What you should do
Copy out each line of the material in which the word "React" appears.

[start]

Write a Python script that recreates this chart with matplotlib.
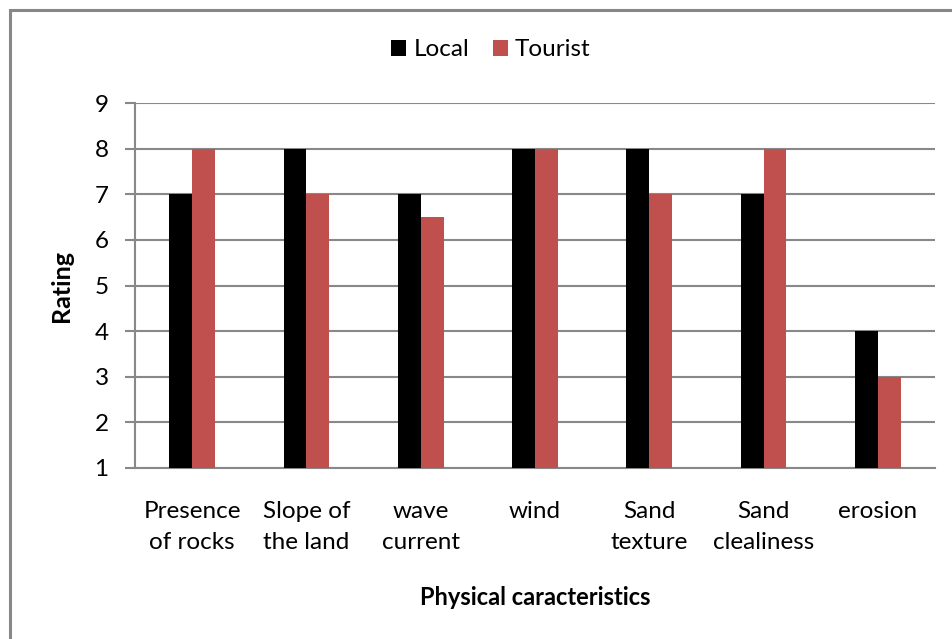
import matplotlib
matplotlib.use("Agg")
import matplotlib.pyplot as plt
from matplotlib.patches import Rectangle
import numpy as np

categories = ["Presence\nof rocks", "Slope of\nthe land", "wave\ncurrent", "wind",
              "Sand\ntexture", "Sand\nclealiness", "erosion"]
local = [7, 8, 7, 8, 8, 7, 4]
tourist = [8, 7, 6.5, 8, 7, 8, 3]
y_ticks = [1, 2, 3, 4, 5, 6, 7, 8, 9]
series_names = ["Local", "Tourist"]

plt.rcParams['font.family'] = ['Lato', 'DejaVu Sans']

W, H = 952, 639
fig = plt.figure(figsize=(W / 100, H / 100), dpi=100)
fig.patch.set_facecolor("white")

# outer chart border (runs past the right and bottom edges)
fig.add_artist(Rectangle((10 / W, -0.1), 1.2, 1 - 10 / H + 0.1,
                         transform=fig.transFigure, fill=False,
                         edgecolor="#878787", linewidth=2.2))

left, right, top, bottom = 135, 935, 103, 468
ax = fig.add_axes([left / W, 1 - bottom / H, (right - left) / W, (bottom - top) / H])

x = np.arange(len(categories))
bw = 0.2
base = 1
ax.bar(x - bw / 2, np.array(local) - base, bw, bottom=base, color="#000000",
       label=series_names[0], zorder=3)
ax.bar(x + bw / 2, np.array(tourist) - base, bw, bottom=base, color="#C0504D",
       label=series_names[1], zorder=3)

ax.set_xlim(-0.5, len(categories) - 0.5)
ax.set_ylim(1, 9)
ax.set_yticks(y_ticks)
ax.yaxis.grid(True, color="#888888", linewidth=1.5, zorder=0)
ax.set_axisbelow(True)
for s in ["top", "right"]:
    ax.spines[s].set_visible(False)
ax.spines["left"].set_color("#888888")
ax.spines["bottom"].set_color("#888888")
ax.spines["left"].set_linewidth(1.5)
ax.spines["bottom"].set_linewidth(1.5)
ax.tick_params(axis="y", length=7, width=1.5, color="#888888", labelsize=17.5, pad=12)
ax.tick_params(axis="x", length=0, labelsize=17.5, pad=24)
ax.set_xticks(x)
ax.set_xticklabels(categories, linespacing=1.55)

ax.set_ylabel("Rating", fontsize=18, fontweight="bold")
ax.yaxis.set_label_coords((73 - left) / (right - left), 0.5)
ax.set_xlabel("Physical caracteristics", fontsize=17, fontweight="bold")
ax.xaxis.set_label_coords(0.5, -(586 - bottom) / (bottom - top))

ax.legend(loc="center", bbox_to_anchor=(491 / W, 1 - 50 / H),
          bbox_transform=fig.transFigure, ncol=2, frameon=False, fontsize=17.5,
          handlelength=0.62, handleheight=0.62, handletextpad=0.3,
          columnspacing=0.95, borderpad=0)

fig.savefig("out.png", dpi=100, facecolor="white")
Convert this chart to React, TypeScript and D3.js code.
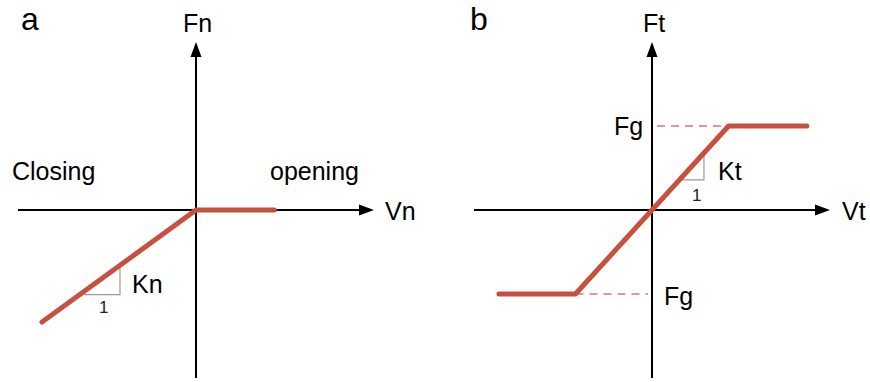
import React from "react";
import * as d3 from "d3";

// Normal behaviour: linear stiffness when closing, zero force when opening
const normalDisp = [-0.865, 0, 0.44];
const normalForce = [-0.667, 0, 0];

// Tangential behaviour: linear stiffness capped at ±Fg
const shearDisp = [-0.86, -0.43, 0.43, 0.87];
const shearForce = [-0.5, -0.5, 0.5, 0.5];

// Unit-slope triangles (x of the two ends of the horizontal leg)
const normalTriangle = [-0.63, -0.427];
const shearTriangle = [0.17, 0.292];

const RED = "#c8503f";
const DASH = "#d9786c";
const FONT = "'Liberation Sans', Arial, Helvetica, sans-serif";

const W = 870;
const H = 382;

type Scale = d3.ScaleLinear<number, number>;

type PanelProps = {
  x0: number;
  x1: number;
  xs: number[];
  ys: number[];
  tri: number[];
  children?: (x: Scale, y: Scale) => React.ReactNode;
};

function Axes({ x, y }: { x: Scale; y: Scale }) {
  const ox = x(0);
  const oy = y(0);
  const [xl, xr] = x.range();
  const [yb, yt] = y.range();
  const L = 15;
  const hw = 5.5;
  return (
    <g>
      <line x1={xl} y1={oy} x2={xr - L + 1} y2={oy} stroke="#000" strokeWidth={2} />
      <path d={`M${xr},${oy} L${xr - L},${oy - hw} L${xr - L},${oy + hw} Z`} fill="#000" />
      <line x1={ox} y1={yb} x2={ox} y2={yt + L - 1} stroke="#000" strokeWidth={2} />
      <path d={`M${ox},${yt} L${ox - hw},${yt + L} L${ox + hw},${yt + L} Z`} fill="#000" />
    </g>
  );
}

function Panel({ x0, x1, xs, ys, tri, children }: PanelProps) {
  const x = d3.scaleLinear().domain([-1, 1]).range([x0, x1]);
  const y = d3.scaleLinear().domain([-1, 1]).range([378, 42]);
  const pts = xs.map((v, i) => [v, ys[i]] as [number, number]);
  const line = d3
    .line<[number, number]>()
    .x((d) => x(d[0]))
    .y((d) => y(d[1]));

  // stiffness = steepest segment of the curve
  const k = d3.max(d3.pairs(pts), ([a, b]) => (b[1] - a[1]) / (b[0] - a[0]))!;
  const lowX = Math.min(tri[0], tri[1]);
  const highX = Math.max(tri[0], tri[1]);
  const baseY = y(k * lowX) + 3;
  const triPath = `M${x(lowX)},${baseY} L${x(highX)},${baseY} L${x(highX)},${y(k * highX)}`;

  return (
    <g>
      <Axes x={x} y={y} />
      <path d={triPath} fill="none" stroke="#9a9a9a" strokeWidth={1.2} />
      {children && children(x, y)}
      <path d={line(pts) ?? ""} fill="none" stroke={RED} strokeWidth={5} strokeLinecap="round" strokeLinejoin="round" />
    </g>
  );
}

export default function App() {
  return (
    <svg
      width={W}
      height={H}
      viewBox={`0 0 ${W} ${H}`}
      style={{ position: "absolute", left: 0, top: 0, background: "#fff" }}
      fontFamily={FONT}
    >
      <rect width={W} height={H} fill="#fff" />

      <Panel x0={18} x1={374} xs={normalDisp} ys={normalForce} tri={normalTriangle} />
      <text x={21} y={30} fontSize={32}>a</text>
      <text x={183} y={32} fontSize={25}>Fn</text>
      <text x={385} y={220} fontSize={25}>Vn</text>
      <text x={12} y={180} fontSize={25}>Closing</text>
      <text x={270} y={180} fontSize={25}>opening</text>
      <text x={132} y={293} fontSize={25}>Kn</text>
      <text x={99} y={313} fontSize={17} fill="#222">1</text>

      <Panel x0={474} x1={830} xs={shearDisp} ys={shearForce} tri={shearTriangle}>
        {(x, y) => (
          <g stroke={DASH} strokeWidth={1.6} strokeDasharray="8 6">
            <line x1={x(0) + 5} y1={y(shearForce[3])} x2={x(shearDisp[2])} y2={y(shearForce[3])} />
            <line x1={x(shearDisp[1])} y1={y(shearForce[0])} x2={x(0) - 4} y2={y(shearForce[0])} />
          </g>
        )}
      </Panel>
      <text x={470} y={30} fontSize={32}>b</text>
      <text x={643} y={32} fontSize={25}>Ft</text>
      <text x={842} y={220} fontSize={25}>Vt</text>
      <text x={614} y={135} fontSize={25}>Fg</text>
      <text x={664} y={305} fontSize={25}>Fg</text>
      <text x={718} y={180} fontSize={25}>Kt</text>
      <text x={692} y={201} fontSize={17} fill="#222">1</text>
    </svg>
  );
}
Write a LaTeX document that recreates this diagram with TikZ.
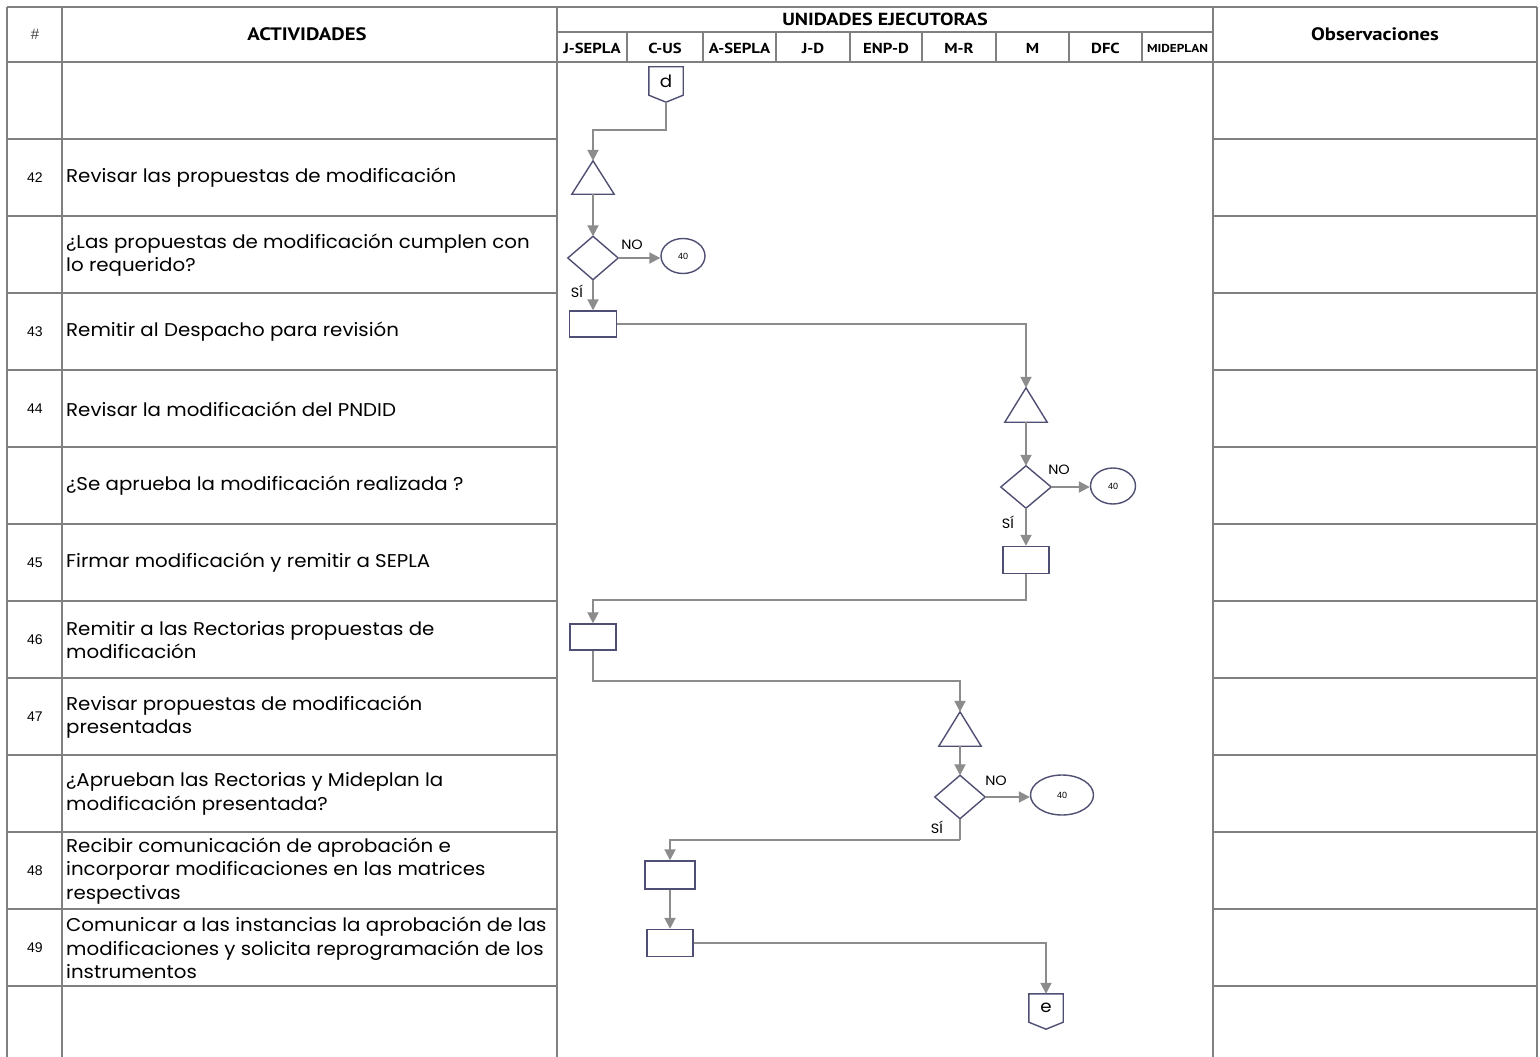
\documentclass[tikz,border=0pt]{standalone}
\usepackage{fontspec}
\setmainfont{Poppins}[FakeStretch=1.07]
\newfontfamily\hdrfont{PT Sans}[FakeStretch=1.15]
\newfontfamily\numfont{Liberation Sans}
\usetikzlibrary{arrows.meta,calc,shapes.geometric}
\definecolor{tline}{HTML}{808080}
\definecolor{sline}{HTML}{4F4F73}
\definecolor{aline}{HTML}{8C8C8C}
\tikzset{
 grid/.style={draw=tline,line width=2pt},
 box/.style={draw=sline,line width=1.4pt,fill=white,minimum width=47pt,minimum height=26pt,inner sep=0pt},
 ghost/.style={draw=none,inner sep=0pt},
 outl/.style={draw=sline,line width=1.4pt,line join=miter},
 flow/.style={draw=aline,line width=2pt,-{Triangle[length=11pt,width=11pt]}},
 endoval/.style={ellipse,draw=sline,line width=1.4pt,inner sep=0pt,font=\numfont\fontsize{9}{10}\selectfont},
 lbl/.style={font=\fontsize{13.5}{15}\selectfont,inner sep=0pt},
 act/.style={anchor=west,align=left,inner sep=0pt,font=\fontsize{18.5}{23.5}\selectfont},
 num/.style={font=\numfont\fontsize{14}{16}\selectfont,inner sep=0pt},
 hdr/.style={font=\hdrfont\bfseries\fontsize{18}{20}\selectfont,inner sep=0pt},
 unit/.style={font=\hdrfont\bfseries\fontsize{14.5}{16}\selectfont,inner sep=0pt},
 conn/.style={ghost,minimum width=34pt,minimum height=28pt,font=\fontsize{17}{19}\selectfont},
}
\begin{document}
\begin{tikzpicture}[x=1pt,y=-1pt]
\useasboundingbox (0,0) rectangle (1540,1057);
% ---------- table ----------
\draw[grid] (7,7) -- (1537,7);
\draw[grid] (7,62) -- (1537,62);
\draw[grid] (557,32) -- (1213,32);
\foreach \x in {7,62,557,1213,1537} \draw[grid] (\x,7) -- (\x,1057);
\foreach \x in {627,703,776,850,922,996,1069,1142} \draw[grid] (\x,32) -- (\x,62);
\foreach \y in {139,216,293,370,447,524,601,678,755,832,909,986} {
  \draw[grid] (7,\y) -- (557,\y);
  \draw[grid] (1213,\y) -- (1537,\y);
}
% ---------- header ----------
\node[num,font=\numfont\fontsize{15}{17}\selectfont,text=black!75] (hnum) at (35,34) {\#};
\node[hdr] (hact) at (307,34) {ACTIVIDADES};
\node[hdr,font=\hdrfont\bfseries\fontsize{17.5}{20}\selectfont] (hue) at (885,19) {UNIDADES EJECUTORAS};
\node[hdr] (hobs) at (1375,34) {Observaciones};
\node[unit] (u1) at (592,48) {J-SEPLA};
\node[unit] (u2) at (665,48) {C-US};
\node[unit] (u3) at (739.5,48) {A-SEPLA};
\node[unit] (u4) at (813,48) {J-D};
\node[unit] (u5) at (886,48) {ENP-D};
\node[unit] (u6) at (959,48) {M-R};
\node[unit] (u7) at (1032.5,48) {M};
\node[unit] (u8) at (1105.5,48) {DFC};
\node[unit,font=\hdrfont\bfseries\fontsize{11.5}{13}\selectfont] (u9) at (1177.5,48) {MIDEPLAN};
% ---------- activities ----------
\node[num] (n42) at (35,178) {42};
\node[act] (a42) at (66,178) {Revisar las propuestas de modificación};
\node[act] (a42q) at (66,255) {¿Las propuestas de modificación cumplen con\\lo requerido?};
\node[num] (n43) at (35,332) {43};
\node[act] (a43) at (66,332) {Remitir al Despacho para revisión};
\node[num] (n44) at (35,409) {44};
\node[act] (a44) at (66,409) {Revisar la modificación del PNDID};
\node[act] (a44q) at (66,486) {¿Se aprueba la modificación realizada ?};
\node[num] (n45) at (35,563) {45};
\node[act] (a45) at (66,563) {Firmar modificación y remitir a SEPLA};
\node[num] (n46) at (35,640) {46};
\node[act] (a46) at (66,640) {Remitir a las Rectorias propuestas de\\modificación};
\node[num] (n47) at (35,717) {47};
\node[act] (a47) at (66,717) {Revisar propuestas de modificación\\presentadas};
\node[act] (a47q) at (66,794) {¿Aprueban las Rectorias y Mideplan la\\modificación presentada?};
\node[num] (n48) at (35,871) {48};
\node[act] (a48) at (66,871) {Recibir comunicación de aprobación e\\incorporar modificaciones en las matrices\\respectivas};
\node[num] (n49) at (35,948) {49};
\node[act] (a49) at (66,948) {Comunicar a las instancias la aprobación de las\\modificaciones y solicita reprogramación de los\\instrumentos};
% ---------- flow shapes ----------
\node[conn] (d) at (666,81) {d};
\draw[outl] (d.north west) -- (d.north east) -- (d.south east) -- ($(d.south)+(0,7)$) -- (d.south west) -- cycle;
\coordinate (dtip) at ($(d.south)+(0,7)$);

\node[ghost,minimum width=42pt,minimum height=33pt] (t1) at (593,177.5) {};
\draw[outl] (t1.north) -- (t1.south east) -- (t1.south west) -- cycle;
\node[ghost,minimum width=50pt,minimum height=43pt] (dia1) at (593,258) {};
\draw[outl] (dia1.north) -- (dia1.east) -- (dia1.south) -- (dia1.west) -- cycle;
\node[endoval,minimum width=44pt,minimum height=35pt] (o1) at (683,256) {40};
\node[lbl] (no1) at (632,245) {NO};
\node[lbl] (si1) at (577,291) {SÍ};
\node[box] (r43) at (593,324) {};

\node[ghost,minimum width=42pt,minimum height=34pt] (t2) at (1026,405) {};
\draw[outl] (t2.north) -- (t2.south east) -- (t2.south west) -- cycle;
\node[ghost,minimum width=50pt,minimum height=42pt] (dia2) at (1026,487) {};
\draw[outl] (dia2.north) -- (dia2.east) -- (dia2.south) -- (dia2.west) -- cycle;
\node[endoval,minimum width=45pt,minimum height=36pt] (o2) at (1113,486) {40};
\node[lbl] (no2) at (1059,470) {NO};
\node[lbl] (si2) at (1008,522) {SÍ};
\node[box,minimum width=46pt,minimum height=27pt] (r45) at (1026,560) {};

\node[box,minimum width=46pt] (r46) at (593,637) {};

\node[ghost,minimum width=42pt,minimum height=34pt] (t3) at (960,729) {};
\draw[outl] (t3.north) -- (t3.south east) -- (t3.south west) -- cycle;
\node[ghost,minimum width=50pt,minimum height=43pt] (dia3) at (960,797) {};
\draw[outl] (dia3.north) -- (dia3.east) -- (dia3.south) -- (dia3.west) -- cycle;
\node[endoval,minimum width=63pt,minimum height=40pt] (o3) at (1062,795) {40};
\node[lbl] (no3) at (996,781) {NO};
\node[lbl] (si3) at (937,827) {SÍ};

\node[box,minimum width=50pt,minimum height=28pt] (r48) at (670,875) {};
\node[box,minimum width=46pt,minimum height=27pt] (r49) at (670,943) {};

\node[conn] (e) at (1046,1008) {e};
\draw[outl] (e.north west) -- (e.north east) -- (e.south east) -- ($(e.south)+(0,7)$) -- (e.south west) -- cycle;
% ---------- connectors ----------
\draw[flow] (dtip) -- ++(0,28) -| (t1.north);
\draw[flow] (t1.south) -- (dia1.north);
\draw[flow] (dia1.east) -- (dia1.east -| o1.west);
\draw[flow] (dia1.south) -- (r43.north);
\draw[flow] (r43.east) -| (t2.north);
\draw[flow] (t2.south) -- (dia2.north);
\draw[flow] (dia2.east) -- (dia2.east -| o2.west);
\draw[flow] (dia2.south) -- (r45.north);
\draw[flow] (r45.south) -- ++(0,26) -| (r46.north);
\draw[flow] (r46.south) -- ++(0,30) -| (t3.north);
\draw[flow] (t3.south) -- (dia3.north);
\draw[flow] (dia3.east) -- (dia3.east -| o3.west);
\draw[draw=aline,line width=2pt] (dia3.south) -- ++(0,21) coordinate (k3);
\draw[flow] (k3) -| (r48.north);
\draw[flow] (r48.south) -- (r49.north);
\draw[flow] (r49.east) -| (e.north);
\end{tikzpicture}
\end{document}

[end]

Response to the exercise
Convert this chart to React, TypeScript and D3.js code.
import React from "react";
  children?: (x: Scale, y: Scale) => React.ReactNode;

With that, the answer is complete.